Your goal –
Drop every picture and give the entries back exactly.

***** Data supplied *****

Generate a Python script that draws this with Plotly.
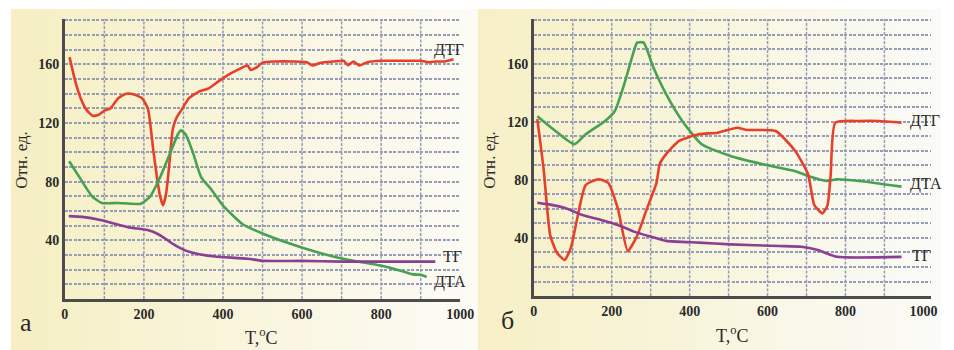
import plotly.graph_objects as go

# ---------- data ----------
# Panel "а"
A_DTG_T = [12, 25, 40, 55, 70, 85, 100, 115, 135, 155, 175, 195, 210, 224, 233, 241, 248, 255, 261, 267,
           273, 283, 294, 314, 339, 364, 388, 413, 437, 462, 470, 485, 501, 530, 580, 612, 627, 645, 680, 705,
           716, 730, 745, 765, 800, 850, 900, 920, 940, 960, 983]
A_DTG_V = [165, 150, 137, 129, 125, 125.5, 128.5, 130, 137, 140, 139.5, 137, 130, 101, 83, 70, 64, 70, 83, 100,
           116, 124, 128.5, 137, 141.5, 143.7, 148.3, 152.9, 156.3, 159.3, 156.3, 158, 161.4, 162, 162, 161.5, 159.3, 161, 162, 162.5,
           159.5, 162, 159.3, 161.5, 162.5, 162.5, 162.5, 161.5, 162, 162, 163.5]
A_DTA_T = [11, 36, 69, 93, 134, 192, 216, 241, 265, 286, 294, 306, 323, 345, 371, 396, 421, 450, 503, 601,
           700, 798, 840, 880, 900, 915]
A_DTA_V = [94, 83.5, 70, 65.5, 65.5, 65, 70, 83, 98.6, 112.4, 115, 112, 100.7, 83, 74.5, 65, 58, 51, 44.3, 35,
           27.6, 22.8, 20, 16.8, 16.5, 15]
A_TG_T = [10, 44, 93, 160, 209, 233, 255, 273, 306, 340, 380, 462, 503, 600, 700, 800, 937]
A_TG_V = [56.5, 56, 53.7, 49, 47, 44.7, 41, 37.6, 33, 30.5, 29, 27.5, 26, 26, 25.5, 25.5, 25.5]

# Panel "б"
B_DTG_T = [9, 25, 42, 59, 79, 95, 108, 133, 166, 191, 216, 241, 265, 290, 315, 323, 340, 373, 423, 472,
           522, 547, 621, 671, 704, 720, 741, 754, 762, 774, 836, 886, 944]
B_DTG_V = [122, 88, 42, 30, 24.8, 33, 49, 76.5, 80.5, 78, 60, 31, 41.4, 60, 78, 90.8, 98, 107, 111.5, 112.6,
           116, 114.5, 113.8, 100, 84, 62.7, 57, 62.7, 83.4, 119.5, 120.7, 120.7, 119.5]
B_DTA_T = [9, 50, 104, 133, 183, 208, 232, 257, 265, 282, 307, 340, 381, 431, 505, 588, 670, 704, 754, 778, 836, 944]
B_DTA_V = [124, 115, 104.6, 111.5, 120.7, 127.6, 146, 169, 174.7, 174.7, 157.5, 139, 120.7, 104.6, 96.5, 90.8,
           86.2, 82.8, 79.3, 80.5, 79.3, 75.4]
B_TG_T = [9, 42, 84, 125, 175, 216, 257, 299, 340, 423, 505, 630, 687, 729, 778, 944]
B_TG_V = [64.3, 63, 60.4, 55.8, 52.3, 49, 44.4, 41, 38, 36.8, 35.6, 34.5, 34, 31.7, 27, 27]

X_TICKS = [0, 200, 400, 600, 800, 1000]
X_GRID = [100, 200, 300, 400, 500, 600, 700, 800, 900]
Y_TICKS = [40, 80, 120, 160]
Y_MINOR = [v for v in range(10, 200, 10) if v not in Y_TICKS]

# ---------- style ----------
W, H = 954, 350
RED, GREEN, PURPLE = "#e6402c", "#46a152", "#8c3d94"
GRIDC = "#949db3"
AXC = "#4c4c4c"
FONT = "Liberation Serif"
TXT = "#2a2a2a"
DASH = "3px,1.5px"


def px(x):
    return x / W


def py(y):
    return 1 - y / H


fig = go.Figure()

series = [
    ("x", "y", A_DTG_T, A_DTG_V, RED),
    ("x", "y", A_DTA_T, A_DTA_V, GREEN),
    ("x", "y", A_TG_T, A_TG_V, PURPLE),
    ("x2", "y2", B_DTA_T, B_DTA_V, GREEN),
    ("x2", "y2", B_DTG_T, B_DTG_V, RED),
    ("x2", "y2", B_TG_T, B_TG_V, PURPLE),
]
for xa, ya, t, v, c in series:
    fig.add_trace(go.Scatter(x=t, y=v, xaxis=xa, yaxis=ya, mode="lines",
                             line=dict(color=c, width=2.6, shape="spline", smoothing=0.5),
                             showlegend=False, hoverinfo="skip"))

shapes = []
# gradient panel backgrounds
def gradient(x0, x1, y0, y1, c0, c1, n=30):
    out = []
    for i in range(n):
        f = i / (n - 1)
        col = tuple(int(round(c0[k] + (c1[k] - c0[k]) * f)) for k in range(3))
        a = x0 + (x1 - x0) * i / n
        b = x0 + (x1 - x0) * (i + 1) / n + 0.6
        out.append(dict(type="rect", xref="paper", yref="paper", x0=px(a), x1=px(b),
                        y0=py(y1), y1=py(y0), line=dict(width=0),
                        fillcolor="rgb(%d,%d,%d)" % col, layer="below"))
    return out

shapes += gradient(7, 483, 9, 350, (246, 239, 196), (252, 251, 245))
shapes += gradient(483, 954, 9, 350, (247, 240, 198), (250, 250, 246))

for xr, yr in (("x", "y domain"), ("x2", "y2 domain")):
    for g in X_GRID:
        shapes.append(dict(type="line", xref=xr, yref=yr, x0=g, x1=g, y0=0, y1=1,
                           line=dict(color=GRIDC, width=1.5, dash=DASH), layer="below"))

fig.update_layout(shapes=shapes)

tfont = dict(family=FONT, size=14, color=TXT, weight="bold")
axis_common_x = dict(tickvals=X_TICKS, ticktext=[str(v) for v in X_TICKS],
                     showgrid=False, zeroline=False, showline=True, linecolor=AXC, linewidth=2.5,
                     ticks="", tickfont=tfont)
axis_common_y = dict(range=[0, 191], tickvals=Y_TICKS, ticktext=[str(v) for v in Y_TICKS],
                     showgrid=True, gridcolor=GRIDC, gridwidth=1.5, griddash=DASH,
                     minor=dict(tickvals=Y_MINOR, showgrid=True, gridcolor=GRIDC, gridwidth=1.5,
                                griddash=DASH, ticks=""),
                     zeroline=False, showline=True, linecolor=AXC, linewidth=2.5,
                     ticks="", tickfont=tfont)

fig.update_layout(
    width=W, height=H,
    margin=dict(l=0, r=0, t=0, b=0),
    paper_bgcolor="white",
    plot_bgcolor="rgba(0,0,0,0)",
    font=dict(family=FONT, color=TXT),
    xaxis=dict(domain=[px(62), px(465)], anchor="y", range=[0, 1000], **axis_common_x),
    yaxis=dict(domain=[py(299), py(19)], anchor="x", **axis_common_y),
    xaxis2=dict(domain=[px(540), px(945)], anchor="y2", range=[0, 1020], **axis_common_x),
    yaxis2=dict(domain=[py(296), py(19)], anchor="x2", **axis_common_y),
)

ann = []
def label(text, x, y, size, xanchor="left", angle=0):
    ann.append(dict(text=text, x=px(x), y=py(y), xref="paper", yref="paper", showarrow=False,
                    xanchor=xanchor, yanchor="middle", textangle=angle,
                    font=dict(family=FONT, size=size, color=TXT)))

label("ДТГ", 436, 50, 16)
label("ТГ", 445, 256, 16)
label("ДТА", 436, 282, 16)
label("ДТГ", 921, 121, 16)
label("ДТА", 921, 184, 16)
label("ТГ", 923, 255, 16)
label("а", 22, 322, 26, "center")
label("б", 513, 320, 26, "center")
label("T,<sup>o</sup>C", 262, 336, 18, "center")
label("T,<sup>o</sup>C", 742, 334, 18, "center")
label("Отн. ед.", 18, 160, 17, "center", -90)
label("Отн. ед.", 495, 160, 17, "center", -90)
fig.update_layout(annotations=ann)

fig.write_html("out.html")
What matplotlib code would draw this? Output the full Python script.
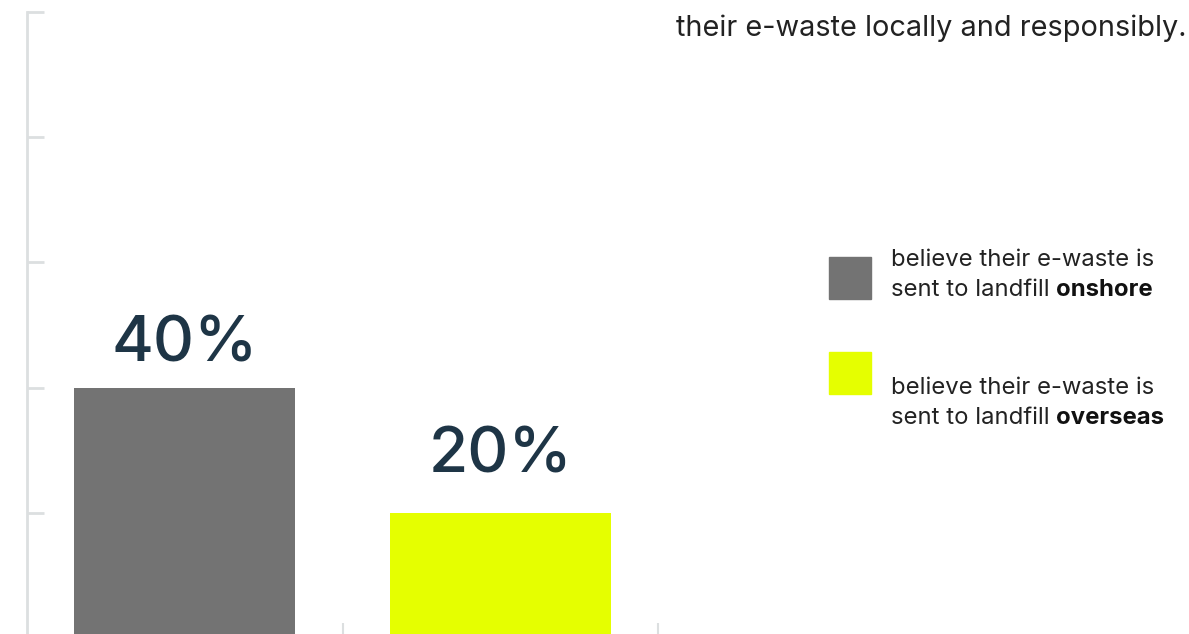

*****

Full output –
Generate a Python script that draws this with Plotly.
import plotly.graph_objects as go

# ---------- data ----------
# Panel "а"
A_DTG_T = [12, 25, 40, 55, 70, 85, 100, 115, 135, 155, 175, 195, 210, 224, 233, 241, 248, 255, 261, 267,
           273, 283, 294, 314, 339, 364, 388, 413, 437, 462, 470, 485, 501, 530, 580, 612, 627, 645, 680, 705,
           716, 730, 745, 765, 800, 850, 900, 920, 940, 960, 983]
A_DTG_V = [165, 150, 137, 129, 125, 125.5, 128.5, 130, 137, 140, 139.5, 137, 130, 101, 83, 70, 64, 70, 83, 100,
           116, 124, 128.5, 137, 141.5, 143.7, 148.3, 152.9, 156.3, 159.3, 156.3, 158, 161.4, 162, 162, 161.5, 159.3, 161, 162, 162.5,
           159.5, 162, 159.3, 161.5, 162.5, 162.5, 162.5, 161.5, 162, 162, 163.5]
A_DTA_T = [11, 36, 69, 93, 134, 192, 216, 241, 265, 286, 294, 306, 323, 345, 371, 396, 421, 450, 503, 601,
           700, 798, 840, 880, 900, 915]
A_DTA_V = [94, 83.5, 70, 65.5, 65.5, 65, 70, 83, 98.6, 112.4, 115, 112, 100.7, 83, 74.5, 65, 58, 51, 44.3, 35,
           27.6, 22.8, 20, 16.8, 16.5, 15]
A_TG_T = [10, 44, 93, 160, 209, 233, 255, 273, 306, 340, 380, 462, 503, 600, 700, 800, 937]
A_TG_V = [56.5, 56, 53.7, 49, 47, 44.7, 41, 37.6, 33, 30.5, 29, 27.5, 26, 26, 25.5, 25.5, 25.5]

# Panel "б"
B_DTG_T = [9, 25, 42, 59, 79, 95, 108, 133, 166, 191, 216, 241, 265, 290, 315, 323, 340, 373, 423, 472,
           522, 547, 621, 671, 704, 720, 741, 754, 762, 774, 836, 886, 944]
B_DTG_V = [122, 88, 42, 30, 24.8, 33, 49, 76.5, 80.5, 78, 60, 31, 41.4, 60, 78, 90.8, 98, 107, 111.5, 112.6,
           116, 114.5, 113.8, 100, 84, 62.7, 57, 62.7, 83.4, 119.5, 120.7, 120.7, 119.5]
B_DTA_T = [9, 50, 104, 133, 183, 208, 232, 257, 265, 282, 307, 340, 381, 431, 505, 588, 670, 704, 754, 778, 836, 944]
B_DTA_V = [124, 115, 104.6, 111.5, 120.7, 127.6, 146, 169, 174.7, 174.7, 157.5, 139, 120.7, 104.6, 96.5, 90.8,
           86.2, 82.8, 79.3, 80.5, 79.3, 75.4]
B_TG_T = [9, 42, 84, 125, 175, 216, 257, 299, 340, 423, 505, 630, 687, 729, 778, 944]
B_TG_V = [64.3, 63, 60.4, 55.8, 52.3, 49, 44.4, 41, 38, 36.8, 35.6, 34.5, 34, 31.7, 27, 27]

X_TICKS = [0, 200, 400, 600, 800, 1000]
X_GRID = [100, 200, 300, 400, 500, 600, 700, 800, 900]
Y_TICKS = [40, 80, 120, 160]
Y_MINOR = [v for v in range(10, 200, 10) if v not in Y_TICKS]

# ---------- style ----------
W, H = 954, 350
RED, GREEN, PURPLE = "#e6402c", "#46a152", "#8c3d94"
GRIDC = "#949db3"
AXC = "#4c4c4c"
FONT = "Liberation Serif"
TXT = "#2a2a2a"
DASH = "3px,1.5px"


def px(x):
    return x / W


def py(y):
    return 1 - y / H


fig = go.Figure()

series = [
    ("x", "y", A_DTG_T, A_DTG_V, RED),
    ("x", "y", A_DTA_T, A_DTA_V, GREEN),
    ("x", "y", A_TG_T, A_TG_V, PURPLE),
    ("x2", "y2", B_DTA_T, B_DTA_V, GREEN),
    ("x2", "y2", B_DTG_T, B_DTG_V, RED),
    ("x2", "y2", B_TG_T, B_TG_V, PURPLE),
]
for xa, ya, t, v, c in series:
    fig.add_trace(go.Scatter(x=t, y=v, xaxis=xa, yaxis=ya, mode="lines",
                             line=dict(color=c, width=2.6, shape="spline", smoothing=0.5),
                             showlegend=False, hoverinfo="skip"))

shapes = []
# gradient panel backgrounds
def gradient(x0, x1, y0, y1, c0, c1, n=30):
    out = []
    for i in range(n):
        f = i / (n - 1)
        col = tuple(int(round(c0[k] + (c1[k] - c0[k]) * f)) for k in range(3))
        a = x0 + (x1 - x0) * i / n
        b = x0 + (x1 - x0) * (i + 1) / n + 0.6
        out.append(dict(type="rect", xref="paper", yref="paper", x0=px(a), x1=px(b),
                        y0=py(y1), y1=py(y0), line=dict(width=0),
                        fillcolor="rgb(%d,%d,%d)" % col, layer="below"))
    return out

shapes += gradient(7, 483, 9, 350, (246, 239, 196), (252, 251, 245))
shapes += gradient(483, 954, 9, 350, (247, 240, 198), (250, 250, 246))

for xr, yr in (("x", "y domain"), ("x2", "y2 domain")):
    for g in X_GRID:
        shapes.append(dict(type="line", xref=xr, yref=yr, x0=g, x1=g, y0=0, y1=1,
                           line=dict(color=GRIDC, width=1.5, dash=DASH), layer="below"))

fig.update_layout(shapes=shapes)

tfont = dict(family=FONT, size=14, color=TXT, weight="bold")
axis_common_x = dict(tickvals=X_TICKS, ticktext=[str(v) for v in X_TICKS],
                     showgrid=False, zeroline=False, showline=True, linecolor=AXC, linewidth=2.5,
                     ticks="", tickfont=tfont)
axis_common_y = dict(range=[0, 191], tickvals=Y_TICKS, ticktext=[str(v) for v in Y_TICKS],
                     showgrid=True, gridcolor=GRIDC, gridwidth=1.5, griddash=DASH,
                     minor=dict(tickvals=Y_MINOR, showgrid=True, gridcolor=GRIDC, gridwidth=1.5,
                                griddash=DASH, ticks=""),
                     zeroline=False, showline=True, linecolor=AXC, linewidth=2.5,
                     ticks="", tickfont=tfont)

fig.update_layout(
    width=W, height=H,
    margin=dict(l=0, r=0, t=0, b=0),
    paper_bgcolor="white",
    plot_bgcolor="rgba(0,0,0,0)",
    font=dict(family=FONT, color=TXT),
    xaxis=dict(domain=[px(62), px(465)], anchor="y", range=[0, 1000], **axis_common_x),
    yaxis=dict(domain=[py(299), py(19)], anchor="x", **axis_common_y),
    xaxis2=dict(domain=[px(540), px(945)], anchor="y2", range=[0, 1020], **axis_common_x),
    yaxis2=dict(domain=[py(296), py(19)], anchor="x2", **axis_common_y),
)

ann = []
def label(text, x, y, size, xanchor="left", angle=0):
    ann.append(dict(text=text, x=px(x), y=py(y), xref="paper", yref="paper", showarrow=False,
                    xanchor=xanchor, yanchor="middle", textangle=angle,
                    font=dict(family=FONT, size=size, color=TXT)))

label("ДТГ", 436, 50, 16)
label("ТГ", 445, 256, 16)
label("ДТА", 436, 282, 16)
label("ДТГ", 921, 121, 16)
label("ДТА", 921, 184, 16)
label("ТГ", 923, 255, 16)
label("а", 22, 322, 26, "center")
label("б", 513, 320, 26, "center")
label("T,<sup>o</sup>C", 262, 336, 18, "center")
label("T,<sup>o</sup>C", 742, 334, 18, "center")
label("Отн. ед.", 18, 160, 17, "center", -90)
label("Отн. ед.", 495, 160, 17, "center", -90)
fig.update_layout(annotations=ann)

fig.write_html("out.html")
What matplotlib code would draw this? Output the full Python script.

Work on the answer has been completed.